-- Information provided --
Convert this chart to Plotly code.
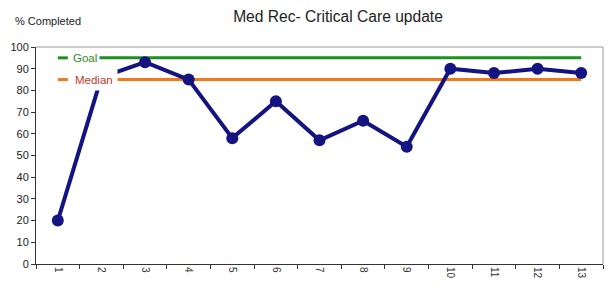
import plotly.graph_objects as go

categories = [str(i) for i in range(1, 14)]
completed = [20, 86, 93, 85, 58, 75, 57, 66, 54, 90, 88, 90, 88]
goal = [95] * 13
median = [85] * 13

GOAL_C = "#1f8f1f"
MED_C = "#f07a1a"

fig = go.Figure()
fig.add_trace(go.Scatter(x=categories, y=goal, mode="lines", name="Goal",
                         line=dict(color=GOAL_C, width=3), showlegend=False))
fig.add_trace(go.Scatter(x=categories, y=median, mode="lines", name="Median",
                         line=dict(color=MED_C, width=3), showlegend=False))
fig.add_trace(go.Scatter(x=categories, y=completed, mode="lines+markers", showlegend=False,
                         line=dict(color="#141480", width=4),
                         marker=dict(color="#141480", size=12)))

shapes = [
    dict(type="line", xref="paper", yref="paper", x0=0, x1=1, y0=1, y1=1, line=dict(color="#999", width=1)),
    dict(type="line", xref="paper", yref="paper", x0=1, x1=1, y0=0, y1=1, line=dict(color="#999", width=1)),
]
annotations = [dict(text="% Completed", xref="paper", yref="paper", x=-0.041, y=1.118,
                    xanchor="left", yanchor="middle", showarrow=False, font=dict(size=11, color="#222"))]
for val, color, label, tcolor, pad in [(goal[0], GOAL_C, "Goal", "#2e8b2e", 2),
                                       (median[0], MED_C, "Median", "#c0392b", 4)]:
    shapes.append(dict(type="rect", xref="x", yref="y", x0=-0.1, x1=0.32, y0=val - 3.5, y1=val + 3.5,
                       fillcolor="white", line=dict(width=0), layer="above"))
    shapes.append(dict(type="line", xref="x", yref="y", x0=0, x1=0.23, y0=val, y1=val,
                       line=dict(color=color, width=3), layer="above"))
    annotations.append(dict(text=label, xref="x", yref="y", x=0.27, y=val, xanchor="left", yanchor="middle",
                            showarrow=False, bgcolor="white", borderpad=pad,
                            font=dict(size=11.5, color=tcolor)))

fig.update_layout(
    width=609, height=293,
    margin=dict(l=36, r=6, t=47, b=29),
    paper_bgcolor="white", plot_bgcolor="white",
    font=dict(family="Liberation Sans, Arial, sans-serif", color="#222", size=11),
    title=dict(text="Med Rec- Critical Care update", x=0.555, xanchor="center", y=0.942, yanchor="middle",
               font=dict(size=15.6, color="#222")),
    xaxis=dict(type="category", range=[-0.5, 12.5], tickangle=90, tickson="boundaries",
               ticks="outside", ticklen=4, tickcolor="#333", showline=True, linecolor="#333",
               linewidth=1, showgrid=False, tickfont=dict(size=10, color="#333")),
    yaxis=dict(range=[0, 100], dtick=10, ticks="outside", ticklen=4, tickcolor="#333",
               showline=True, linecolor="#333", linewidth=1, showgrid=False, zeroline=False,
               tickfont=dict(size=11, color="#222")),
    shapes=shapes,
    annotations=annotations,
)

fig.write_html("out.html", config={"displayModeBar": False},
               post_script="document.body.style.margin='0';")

-- Stated exercise --
Repeat the material exactly as it reads, without any of its pictures.

-- Expected answer --
Convert this chart to Plotly code.
import plotly.graph_objects as go

categories = [str(i) for i in range(1, 14)]
completed = [20, 86, 93, 85, 58, 75, 57, 66, 54, 90, 88, 90, 88]
goal = [95] * 13
median = [85] * 13

GOAL_C = "#1f8f1f"
MED_C = "#f07a1a"

fig = go.Figure()
fig.add_trace(go.Scatter(x=categories, y=goal, mode="lines", name="Goal",
                         line=dict(color=GOAL_C, width=3), showlegend=False))
fig.add_trace(go.Scatter(x=categories, y=median, mode="lines", name="Median",
                         line=dict(color=MED_C, width=3), showlegend=False))
fig.add_trace(go.Scatter(x=categories, y=completed, mode="lines+markers", showlegend=False,
                         line=dict(color="#141480", width=4),
                         marker=dict(color="#141480", size=12)))

shapes = [
    dict(type="line", xref="paper", yref="paper", x0=0, x1=1, y0=1, y1=1, line=dict(color="#999", width=1)),
    dict(type="line", xref="paper", yref="paper", x0=1, x1=1, y0=0, y1=1, line=dict(color="#999", width=1)),
]
annotations = [dict(text="% Completed", xref="paper", yref="paper", x=-0.041, y=1.118,
                    xanchor="left", yanchor="middle", showarrow=False, font=dict(size=11, color="#222"))]
for val, color, label, tcolor, pad in [(goal[0], GOAL_C, "Goal", "#2e8b2e", 2),
                                       (median[0], MED_C, "Median", "#c0392b", 4)]:
    shapes.append(dict(type="rect", xref="x", yref="y", x0=-0.1, x1=0.32, y0=val - 3.5, y1=val + 3.5,
                       fillcolor="white", line=dict(width=0), layer="above"))
    shapes.append(dict(type="line", xref="x", yref="y", x0=0, x1=0.23, y0=val, y1=val,
                       line=dict(color=color, width=3), layer="above"))
    annotations.append(dict(text=label, xref="x", yref="y", x=0.27, y=val, xanchor="left", yanchor="middle",
                            showarrow=False, bgcolor="white", borderpad=pad,
                            font=dict(size=11.5, color=tcolor)))

fig.update_layout(
    width=609, height=293,
    margin=dict(l=36, r=6, t=47, b=29),
    paper_bgcolor="white", plot_bgcolor="white",
    font=dict(family="Liberation Sans, Arial, sans-serif", color="#222", size=11),
    title=dict(text="Med Rec- Critical Care update", x=0.555, xanchor="center", y=0.942, yanchor="middle",
               font=dict(size=15.6, color="#222")),
    xaxis=dict(type="category", range=[-0.5, 12.5], tickangle=90, tickson="boundaries",
               ticks="outside", ticklen=4, tickcolor="#333", showline=True, linecolor="#333",
               linewidth=1, showgrid=False, tickfont=dict(size=10, color="#333")),
    yaxis=dict(range=[0, 100], dtick=10, ticks="outside", ticklen=4, tickcolor="#333",
               showline=True, linecolor="#333", linewidth=1, showgrid=False, zeroline=False,
               tickfont=dict(size=11, color="#222")),
    shapes=shapes,
    annotations=annotations,
)

fig.write_html("out.html", config={"displayModeBar": False},
               post_script="document.body.style.margin='0';")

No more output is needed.